Stewie: Let me guess, you picked out yet another colorful box with a crank that I’m expected to turn and turn until OOP! big shock, a jack pops out and you laugh and the kids laugh and the dog laughs and I die a little inside.

Peter: Just don’t forget our deal, Lois. I sit through this and later tonight I get anal. You hear me? No matter how neat I want the house you have to clean it.

Brian: Hola, me Ilamo es brian … Nosotros caramos ir condustedes… uhhhh …
Bellboy(spanish): Hey, that was pretty good, except when you said “me llamo es Brian,” you don’t need the “es,” just me llamo Brian.
Brian: Oh, oh you speak english
Bellboy (sigh): No, just that first speech and this one explaining it.
Brian: You … you’re kidding me, right?
Bellboy(spanish): Que?

Meg: Mom, make Chris leave, he’s behind the couch acting all wierd!

Lois: Chris, come out from behind the couch!

Chris: I can’t…

Lois: Fine, finish up and then go to bed.

:eek:

Stewie: Look, he runs like a Welshman. Doesn’t he; doesn’t he run like a Welshman?

Lois : What’s going on down here?
Stewie: Oh, we’re playing house.
Lois: That boy’s all tied up.
Stewie: Roman Polanski’s house
Stewie: “Damn you, vile woman! You’ve impeded my work since the day I escaped from your wretched womb.”
Olivia: You are the weakest link, goodbye.
Stewie: Ha ha ha! Oh gosh that’s funny! That’s really funny! Do you write your own material? Do you? Because that is so fresh. You are the weakest link goodbye. You know, I’ve, I’ve never heard anyone make that joke before. Hmm. You’re the first. I’ve never heard anyone reference, reference that outside the program before.

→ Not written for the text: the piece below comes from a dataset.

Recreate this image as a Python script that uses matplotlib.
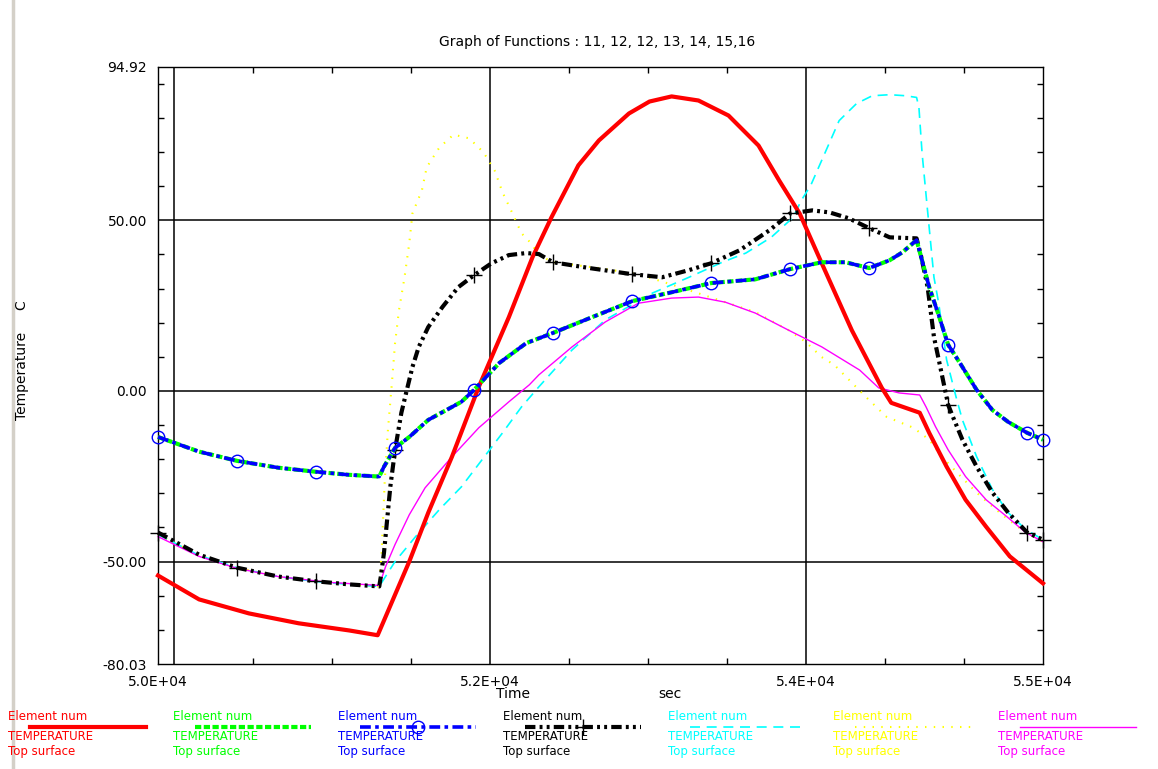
import matplotlib
matplotlib.use("Agg")
import matplotlib.pyplot as plt
from matplotlib.lines import Line2D

# values (time in sec, temperature in C)
red_t = [49900, 50160, 50475, 50790, 51110, 51290, 51490, 51610, 51760, 51930,
         52120, 52270, 52390, 52560, 52690, 52880, 53010, 53150, 53320, 53510,
         53700, 53830, 53960, 54100, 54290, 54480, 54540, 54720, 54780,
         54890, 55010, 55140, 55290, 55500]
red_T = [-54.1, -61.1, -65.2, -68.1, -70.2, -71.6, -50.0, -35.7, -19.3, 1.2,
         21.6, 39.2, 50.9, 66.1, 73.4, 81.3, 84.8, 86.3, 85.1, 80.7,
         71.9, 61.7, 52.0, 37.4, 17.8, 0.9, -3.5, -6.4, -12.3,
         -22.2, -31.9, -39.8, -48.5, -56.4]

blue_t = [49900, 50160, 50400, 50660, 50900, 51110, 51300, 51330, 51400, 51490,
          51610, 51820, 51900, 52060, 52230, 52400, 52630, 52900, 53150, 53400,
          53680, 53900, 54100, 54250, 54400, 54530, 54610, 54700, 54780, 54840,
          54900, 54970, 55080, 55180, 55280, 55400, 55500]
blue_T = [-13.5, -17.8, -20.5, -22.5, -23.7, -24.6, -25.1, -22.2, -16.7, -13.5,
          -8.5, -3.2, 0.3, 8.2, 14.0, 17.0, 21.3, 26.3, 28.9, 31.6,
          32.7, 35.7, 37.7, 37.7, 36.0, 38.3, 40.6, 44.2, 30.4, 22.2,
          13.5, 8.5, 0.3, -5.6, -9.1, -12.3, -14.3]

# the green curve sits right under the blue one
green_t = list(blue_t)
green_T = list(blue_T)

black_t = [49900, 50160, 50400, 50660, 50900, 51110, 51300, 51310, 51330, 51350,
           51370, 51400, 51440, 51470, 51510, 51550, 51610, 51700, 51800, 51900,
           52010, 52120, 52230, 52310, 52400, 52630, 52900, 53090, 53260, 53400,
           53580, 53770, 53900, 54040, 54150, 54270, 54400, 54530, 54700, 54730,
           54770, 54810, 54850, 54900, 54930, 54990, 55080, 55180, 55280, 55400,
           55500]
black_T = [-41.5, -48.0, -51.8, -54.4, -55.8, -56.7, -57.3, -54.4, -47.4, -37.7,
           -28.1, -17.3, -6.4, -0.6, 7.0, 12.9, 18.7, 24.6, 30.4, 33.9,
           37.4, 39.8, 40.4, 40.1, 37.7, 36.0, 34.2, 33.3, 35.4, 37.4,
           41.2, 47.1, 52.0, 52.9, 52.3, 50.6, 47.7, 45.0, 44.7, 39.2,
           30.4, 15.8, 7.0, -4.1, -7.6, -14.3, -22.2, -29.8, -35.7, -41.5,
           -43.6]

cyan_t = [49900, 50160, 50400, 50660, 50890, 51110, 51300, 51400, 51530, 51680,
          51820, 51950, 52080, 52200, 52310, 52520, 52730, 53030, 53260, 53470,
          53620, 53780, 53920, 53970, 54030, 54210, 54320, 54420, 54530, 54630,
          54700, 54715, 54735, 54765, 54810, 54840, 54890, 54950, 54990, 55080,
          55180, 55280, 55390, 55500]
cyan_T = [-42.1, -48.2, -51.8, -54.4, -55.8, -56.7, -57.3, -50.0, -42.7, -34.8,
          -28.1, -20.2, -12.3, -4.7, 1.2, 12.0, 20.8, 28.7, 33.3, 37.7,
          40.4, 45.0, 50.9, 55.8, 60.2, 79.2, 84.2, 86.5, 86.8, 86.5,
          86.0, 83.0, 69.6, 55.0, 33.3, 25.7, 9.1, -1.8, -8.5, -19.3,
          -28.9, -35.7, -40.6, -43.6]

yellow_t = [49900, 50160, 50400, 50660, 50890, 51110, 51300, 51315, 51335, 51355,
            51380, 51400, 51425, 51460, 51490, 51510, 51570, 51600, 51680, 51770,
            51870, 51960, 52030, 52080, 52140, 52200, 52260, 52310, 52400, 52690,
            52940, 53100, 53300, 53450, 53680, 53890, 54000, 54100, 54180, 54380,
            54510, 54680, 54780, 54860, 54970, 55080, 55180, 55280, 55390, 55500]
yellow_T = [-42.1, -48.2, -51.8, -54.4, -55.8, -56.7, -57.3, -47.4, -26.0, -11.4,
            2.3, 14.0, 23.7, 33.3, 43.3, 52.0, 58.8, 65.5, 71.3, 75.1,
            74.0, 69.9, 64.6, 58.2, 52.3, 46.2, 43.3, 39.8, 37.7, 36.0,
            34.2, 31.9, 28.9, 26.6, 23.1, 17.8, 14.3, 9.9, 7.6, -1.8,
            -7.6, -10.8, -14.3, -19.3, -24.6, -29.8, -33.9, -37.7, -41.5, -44.2]

magenta_t = [49900, 50160, 50400, 50660, 50980, 51300, 51340, 51400, 51490, 51590,
             51760, 51930, 52120, 52250, 52310, 52520, 52730, 52940, 53150, 53320,
             53490, 53680, 53890, 54100, 54340, 54460, 54590, 54720, 54760, 54820,
             54900, 55010, 55140, 55270, 55390, 55500]
magenta_T = [-42.7, -48.5, -52.0, -54.4, -56.1, -57.0, -51.5, -45.0, -36.3, -28.4,
             -19.3, -10.8, -3.2, 1.8, 4.7, 12.9, 20.2, 25.7, 27.2, 27.5,
             26.0, 22.8, 17.8, 12.9, 6.1, 0.9, -0.6, -1.2, -4.7, -10.5,
             -17.3, -25.1, -31.9, -36.8, -41.5, -44.2]

title = "Graph of Functions : 11, 12, 12, 13, 14, 15,16"
legend_rows = ["Element num", "TEMPERATURE", "Top surface"]
x_tick_vals = [49900, 52000, 54000, 55500]
x_tick_labels = ["5.0E+04", "5.2E+04", "5.4E+04", "5.5E+04"]
y_tick_vals = [94.92, 50.0, 0.0, -50.0, -80.03]
y_tick_labels = ["94.92", "50.00", "0.00", "-50.00", "-80.03"]
grid_x = [50000, 52000, 54000]
grid_y = [50, 0, -50]
x_minor = [50500, 51000, 51500, 52500, 53000, 53500, 54500, 55000]
y_minor = [-70, -60, -40, -30, -20, -10, 10, 20, 30, 40, 60, 70, 80, 90]

W, H = 1158, 769


def marker_idx(ts):
    idx = [i for i, t in enumerate(ts) if (t - 49900) % 500 == 0]
    if len(ts) - 1 not in idx:
        idx.append(len(ts) - 1)
    return idx


def main():
    fig = plt.figure(figsize=(W / 100, H / 100), dpi=100)
    fig.patch.set_facecolor("white")
    ax = fig.add_axes([158 / W, 1 - 664 / H, 885 / W, 597 / H])

    series = [
        dict(t=red_t, T=red_T, color="#ff0000", lw=3.0, ls="-"),
        dict(t=green_t, T=green_T, color="#00ff00", lw=3.0, ls=(0, (1.5, 0.6))),
        dict(t=blue_t, T=blue_T, color="#0000ff", lw=2.6, ls=(0, (3, 1.2, 1, 1.2)),
             marker="o", ms=9, mfc="none", mew=1.0),
        dict(t=black_t, T=black_T, color="black", lw=3.0, ls=(0, (2.5, 1, 0.7, 1, 0.7, 1)),
             marker="+", ms=11, mew=1.0),
        dict(t=cyan_t, T=cyan_T, color="#00ffff", lw=1.2, ls=(0, (6, 4))),
        dict(t=yellow_t, T=yellow_T, color="#ffff00", lw=1.5, ls=(0, (0.7, 3.5))),
        dict(t=magenta_t, T=magenta_T, color="#ff00ff", lw=1.0, ls="-"),
    ]
    # drawing order: thin ones first, bold ones on top like the screenshot
    order = [5, 4, 6, 0, 3, 1, 2]
    for k in order:
        s = series[k]
        kw = {}
        if "marker" in s:
            kw = dict(marker=s["marker"], markersize=s["ms"], markevery=marker_idx(s["t"]),
                      markerfacecolor=s.get("mfc", s["color"]), markeredgecolor=s["color"],
                      markeredgewidth=s["mew"])
        ax.plot(s["t"], s["T"], color=s["color"], lw=s["lw"], linestyle=s["ls"],
                clip_on=False, zorder=3 + order.index(k), **kw)

    for gx in grid_x:
        ax.axvline(gx, color="black", lw=1.1, zorder=1)
    for gy in grid_y:
        ax.axhline(gy, color="black", lw=1.1, zorder=1)

    ax.set_xlim(49900, 55500)
    ax.set_ylim(-80.03, 94.92)
    ax.set_xticks(x_tick_vals)
    ax.set_xticklabels(x_tick_labels)
    ax.set_yticks(y_tick_vals)
    ax.set_yticklabels(y_tick_labels)
    ax.set_xticks(x_minor, minor=True)
    ax.set_yticks(y_minor, minor=True)
    ax.tick_params(which="major", length=0, labelsize=10, pad=8)
    ax.tick_params(which="minor", direction="in", length=4, width=1,
                   top=True, right=True, bottom=True, left=True)
    for sp in ax.spines.values():
        sp.set_linewidth(1.0)

    fig.text(597 / W, 1 - 42 / H, title, ha="center", va="center", fontsize=10)
    fig.text(22 / W, 1 - 360 / H, "Temperature     C", rotation=90,
             ha="center", va="center", fontsize=10)
    fig.text(513 / W, 1 - 694 / H, "Time", ha="center", va="center", fontsize=10)
    fig.text(670 / W, 1 - 694 / H, "sec", ha="center", va="center", fontsize=10)

    # legend: seven columns of three rows, line sample under the first row
    row_y = [716, 737, 752]
    for i, s in enumerate(series):
        x0 = 8 + 165 * i
        for r, txt in enumerate(legend_rows):
            fig.text(x0 / W, 1 - row_y[r] / H, txt, color=s["color"],
                     ha="left", va="center", fontsize=8.5)
        kw = {}
        if "marker" in s:
            kw = dict(marker=s["marker"], markersize=s["ms"], markevery=[1],
                      markerfacecolor=s.get("mfc", s["color"]), markeredgecolor=s["color"],
                      markeredgewidth=s["mew"])
        xs = [(x0 + 22) / W, (x0 + 80) / W, (x0 + 138) / W]
        ys = [1 - 727 / H] * 3
        fig.add_artist(Line2D(xs, ys, color=s["color"], lw=s["lw"], linestyle=s["ls"],
                              transform=fig.transFigure, **kw))

    # grey window border on the far left of the screenshot
    fig.add_artist(Line2D([13 / W, 13 / W], [0, 1], color="#d4d0c8", lw=2.5,
                          transform=fig.transFigure))

    fig.savefig("out.png", dpi=100)


if __name__ == "__main__":
    main()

Because that’s what she says on the show right? Isn’t it? You are the weakest link goodbye. And, and yet you’ve taken that and used it out of context to insult me in this everyday situation. God what a clever, smart girl you must be, to come up with a joke like that all by yourself. That’s so fresh too. Any, any Titanic jokes you want to throw at me too as long as we’re hitting these phenomena at the height of their popularity. God you’re so funny!

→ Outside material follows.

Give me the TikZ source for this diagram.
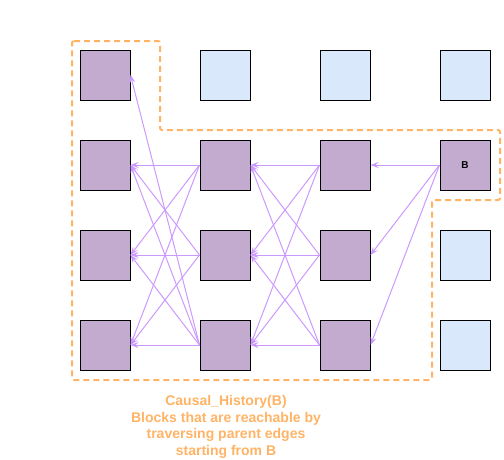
\documentclass[tikz,border=0pt]{standalone}
\usepackage{fontspec}
\setmainfont{Liberation Sans}
\usetikzlibrary{positioning, arrows.meta}
\definecolor{blockpurple}{HTML}{C3ABD0}
\definecolor{blockblue}{HTML}{DAE8FC}
\definecolor{edgepurple}{HTML}{CC99FF}
\definecolor{historange}{HTML}{FFB366}

\begin{document}
\begin{tikzpicture}[x=1pt, y=-1pt,
    block/.style={draw=black, line width=1pt, minimum size=50pt, inner sep=0pt, fill=blockpurple},
    future/.style={block, fill=blockblue},
    parent/.style={draw=edgepurple, line width=1pt, -{Stealth[length=8pt, width=6pt, inset=3pt]}},
    history/.style={draw=historange, line width=2pt, dash pattern=on 6pt off 4pt, rounded corners=2pt}]
    \useasboundingbox (0,0) rectangle (504,459);
    % causal history boundary
    \draw[history] (72,41) -- (160,41) -- (160,130) -- (500,130) -- (500,200) -- (432,200) -- (432,380) -- (72,380) -- cycle;
    % blocks
    \foreach \c/\r in {0/0,0/1,0/2,0/3,1/1,1/2,1/3,2/1,2/2,2/3}
    {
    \node[block] (blk\c\r) at ({105+120*\c},{75+90*\r}) {};
    }
    \foreach \c/\r in {1/0,2/0,3/0,3/2,3/3}
    {
    \node[future] (blk\c\r) at ({105+120*\c},{75+90*\r}) {};
    }
    \node[block, font=\bfseries\fontsize{10}{11}\selectfont] (blk31) at (465,165) {B};
    % parent edges
    \foreach \r in {1,2,3}
    {
    \draw[parent] (blk31.west) -- (blk2\r.east);
    }
    \foreach \c/\p in {1/0,2/1}
    {
    \foreach \r in {1,2,3}
    {
    \foreach \s in {1,2,3}
    {
    \draw[parent] (blk\c\r.west) -- (blk\p\s.east);
    }
    }
    }
    \draw[parent] (blk13.west) -- (blk00.east);
    \node[text=historange, font=\bfseries\fontsize{14}{16.8}\selectfont, align=center, anchor=north, inner sep=0pt] (caption) at (226,395) {Causal\_History(B)\\Blocks that are reachable by\\traversing parent edges\\starting from B};
\end{tikzpicture}
\end{document}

Brian to Peter: If you’re going to pull a party out of your ass, you might want to stand up.

Stewie looking into the well the little girl had fallen into: “It puts the lotion on its skin, or it gets the hose again! HA!”

I like the quote from my sig.

Peter: It’s our civic duty! Heheheh…duty. Heheheheh…diarrhea. Hey Lois!

Lois: What?

Peter: Diarrhea.

Lois: Oh, hehehehe.

“So uh, based on what we’ve seen with the wife, what can we expect in terms of droopage here? Like are we talking ‘a slight slope’? or a fried-eggs-hanging-on-a-nail-kinda-thing?”

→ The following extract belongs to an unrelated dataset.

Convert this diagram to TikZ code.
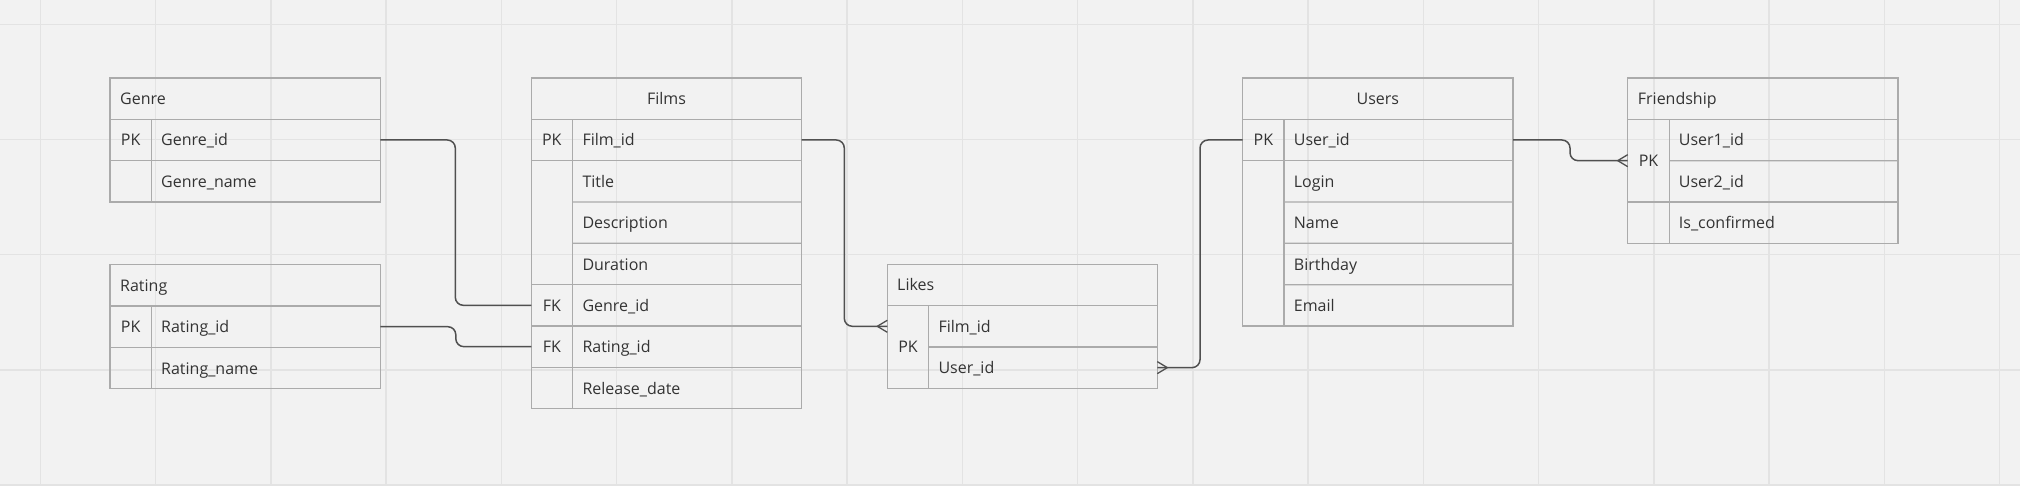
\documentclass[tikz,border=0pt]{standalone}
\usepackage{fontspec}
\setmainfont{Open Sans}
\definecolor{bgc}{HTML}{F2F2F2}
\definecolor{gridc}{HTML}{E3E3E3}
\definecolor{boxc}{HTML}{ABABAB}
\definecolor{connc}{HTML}{505050}
\definecolor{txtc}{HTML}{333333}
\tikzset{
 frame/.style={draw=boxc, line width=1.3pt, inner sep=0pt, outer sep=0pt, anchor=north west},
 rowcell/.style={draw=none, inner sep=0pt, outer sep=0pt, minimum height=41.33pt, anchor=north west},
 sepline/.style={draw=boxc, line width=1.3pt},
 conn/.style={draw=connc, line width=1.5pt, rounded corners=8pt},
 foot/.style={draw=connc, line width=1.3pt},
 txt/.style={anchor=base west, inner sep=0pt, text=txtc, font=\fontsize{16}{19}\selectfont},
 ctxt/.style={txt, anchor=base},
 gridl/.style={draw=gridc, line width=1.5pt},
}
\begin{document}
\begin{tikzpicture}[x=1pt,y=-1pt]
\fill[bgc] (0,0) rectangle (2020,486);
\useasboundingbox (0,0) rectangle (2020,486);
\foreach \k in {0,...,17} {\draw[gridl] (40.3+115.25*\k,0) -- (40.3+115.25*\k,486);}
\foreach \k in {0,...,4} {\draw[gridl] (0,24.3+115.2*\k) -- (2020,24.3+115.2*\k);}

% Genre
\begin{scope}[shift={(110,78)}]
\node[frame, minimum width=270.3pt, minimum height=124pt] (genre) at (0,0) {};
\node[rowcell, minimum width=270.3pt] (genre-1) at (0,41.33) {};
\node[rowcell, minimum width=270.3pt] (genre-2) at (0,82.67) {};
\draw[sepline] (genre-1.north west) -- (genre-1.north east);
\draw[sepline] (genre-2.north west) -- (genre-2.north east);
\draw[sepline] (41.3,41.33) -- (41.3,124);
\node[txt] at (10,26.67) {Genre};
\node[ctxt] at (20.65,68) {PK};
\node[txt] at (51,68) {Genre\_id};
\node[txt] at (51,109.33) {Genre\_name};
\end{scope}

% Rating
\begin{scope}[shift={(110,264.7)}]
\node[frame, minimum width=270.3pt, minimum height=124pt] (rating) at (0,0) {};
\node[rowcell, minimum width=270.3pt] (rating-1) at (0,41.33) {};
\node[rowcell, minimum width=270.3pt] (rating-2) at (0,82.67) {};
\draw[sepline] (rating-1.north west) -- (rating-1.north east);
\draw[sepline] (rating-2.north west) -- (rating-2.north east);
\draw[sepline] (41.3,41.33) -- (41.3,124);
\node[txt] at (10,26.67) {Rating};
\node[ctxt] at (20.65,68) {PK};
\node[txt] at (51,68) {Rating\_id};
\node[txt] at (51,109.33) {Rating\_name};
\end{scope}

% Films
\begin{scope}[shift={(531.3,78)}]
\node[frame, minimum width=270.4pt, minimum height=330.67pt] (films) at (0,0) {};
\foreach \i in {1,...,7} {\node[rowcell, minimum width=270.4pt] (films-\i) at (0,41.33*\i) {};}
\draw[sepline] (films-1.north west) -- (films-1.north east);
\draw[sepline] (films-2.north west) -- (films-2.north east);
\draw[sepline] (41,124) -- (films-3.north east);
\draw[sepline] (41,165.33) -- (films-4.north east);
\draw[sepline] (films-5.north west) -- (films-5.north east);
\draw[sepline] (films-6.north west) -- (films-6.north east);
\draw[sepline] (films-7.north west) -- (films-7.north east);
\draw[sepline] (41,41.33) -- (41,330.67);
\node[ctxt] at (135.2,26.67) {Films};
\node[ctxt] at (20.5,68) {PK};
\node[txt] at (51,68) {Film\_id};
\node[txt] at (51,109.33) {Title};
\node[txt] at (51,150.67) {Description};
\node[txt] at (51,192) {Duration};
\node[ctxt] at (20.5,233.33) {FK};
\node[txt] at (51,233.33) {Genre\_id};
\node[ctxt] at (20.5,274.67) {FK};
\node[txt] at (51,274.67) {Rating\_id};
\node[txt] at (51,316) {Release\_date};
\end{scope}

% Likes
\begin{scope}[shift={(887.3,264.3)}]
\node[frame, minimum width=270pt, minimum height=124pt] (likes) at (0,0) {};
\node[rowcell, minimum width=270pt] (likes-1) at (0,41.33) {};
\node[rowcell, minimum width=270pt] (likes-2) at (0,82.67) {};
\draw[sepline] (likes-1.north west) -- (likes-1.north east);
\draw[sepline] (41.4,82.67) -- (likes-2.north east);
\draw[sepline] (41.4,41.33) -- (41.4,124);
\node[txt] at (9.7,26.67) {Likes};
\node[ctxt] at (20.7,88.67) {PK};
\node[txt] at (51,68) {Film\_id};
\node[txt] at (51,109.33) {User\_id};
\end{scope}

% Users
\begin{scope}[shift={(1242.7,78)}]
\node[frame, minimum width=270.3pt, minimum height=248pt] (users) at (0,0) {};
\foreach \i in {1,...,5} {\node[rowcell, minimum width=270.3pt] (users-\i) at (0,41.33*\i) {};}
\draw[sepline] (users-1.north west) -- (users-1.north east);
\draw[sepline] (users-2.north west) -- (users-2.north east);
\draw[sepline] (41.3,124) -- (users-3.north east);
\draw[sepline] (41.3,165.33) -- (users-4.north east);
\draw[sepline] (41.3,206.67) -- (users-5.north east);
\draw[sepline] (41.3,41.33) -- (41.3,248);
\node[ctxt] at (135.1,26.67) {Users};
\node[ctxt] at (20.65,68) {PK};
\node[txt] at (51,68) {User\_id};
\node[txt] at (51,109.33) {Login};
\node[txt] at (51,150.67) {Name};
\node[txt] at (51,192) {Birthday};
\node[txt] at (51,233.33) {Email};
\end{scope}

% Friendship
\begin{scope}[shift={(1627.7,78)}]
\node[frame, minimum width=270.3pt, minimum height=165.33pt] (friend) at (0,0) {};
\foreach \i in {1,...,3} {\node[rowcell, minimum width=270.3pt] (friend-\i) at (0,41.33*\i) {};}
\node[rowcell, minimum width=41.6pt, minimum height=82.67pt] (friend-pk) at (0,41.33) {};
\draw[sepline] (friend-1.north west) -- (friend-1.north east);
\draw[sepline] (41.6,82.67) -- (friend-2.north east);
\draw[sepline] (friend-3.north west) -- (friend-3.north east);
\draw[sepline] (41.6,41.33) -- (41.6,165.33);
\node[txt] at (10,26.67) {Friendship};
\node[ctxt] at (20.8,88.67) {PK};
\node[txt] at (51,68) {User1\_id};
\node[txt] at (51,109.33) {User2\_id};
\node[txt] at (51,150.67) {Is\_confirmed};
\end{scope}

% Connectors
\draw[conn] (genre-1.east) -- ++(75,0) |- (films-5.west);
\draw[conn] (rating-1.east) -- ++(75.5,0) |- (films-6.west);
\draw[conn] (films-1.east) -- ++(42.6,0) |- (likes-1.west);
\draw[conn] (likes-2.east) -- ++(42.7,0) |- (users-1.west);
\draw[conn] (users-1.east) -- ++(57,0) |- (friend-pk.west);
% crow's feet
\draw[foot] (likes-1.west) ++(-10,0) -- ++(10,-6) ++(-10,6) -- ++(10,6);
\draw[foot] (likes-2.east) ++(10,0) -- ++(-10,-6) ++(10,6) -- ++(-10,6);
\draw[foot] (friend-pk.west) ++(-10,0) -- ++(10,-6) ++(-10,6) -- ++(10,6);
\end{tikzpicture}
\end{document}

When peter and Lois are fighting and Peter goes ‘dance the dance of life with me Lois’ and runs into the china hutch was great too.

“Now if you’ll excuse me, I’m going to go microwave a bagel and have sex with it.”

“Butter’s in the fridge.”

I love that scene, but it wasn’t a bellboy. It was a migrant farmworker.

My favorite:
German Tour Guide: You will find more on Germany’s contributions to ze arts on ze pamphlets ve haf provided.
Brian: Yeah, about your pamphlet, uh, I’m not seeing anything on German history between 1939 and 1945. There’s just a big gap.
German Tour Guide: Everyone vas on vacation. On your left…
Brian: What are you talking about, Germany invaded Poland in 1939 and…
German Tour Guide: Ve vere invited! Punch vas served! Check vith Poland!
Brian: You can’t just ignore those years. Thomas Mann fled to America because of Nazism’s stranglehold on Germany.
German Tour Guide: Nope, nope. He left to manage a Dairy Queen.
Brian: A Dairy Queen? Why, that’s preposterous!
German Tour Guide: I WILL HEAR NO MORE OF THESE INSINUATIONS AGAINST THE GERMAN PEOPLE! NOTHING BAD HAPPENED! (throws hands up in Nazi salute) SIE WERDEN SICH HINSETZEN! SIE WERDEN RUHIG SEIN! SIE WERDEN NICHT BELEIDIGEN DUETSCHLAND!!
[stunned silene on tour bus]
Brian: … uh, is that a beer hall?
German Tour Guide: Oh yes! Munich is renowned for its historic beer halls!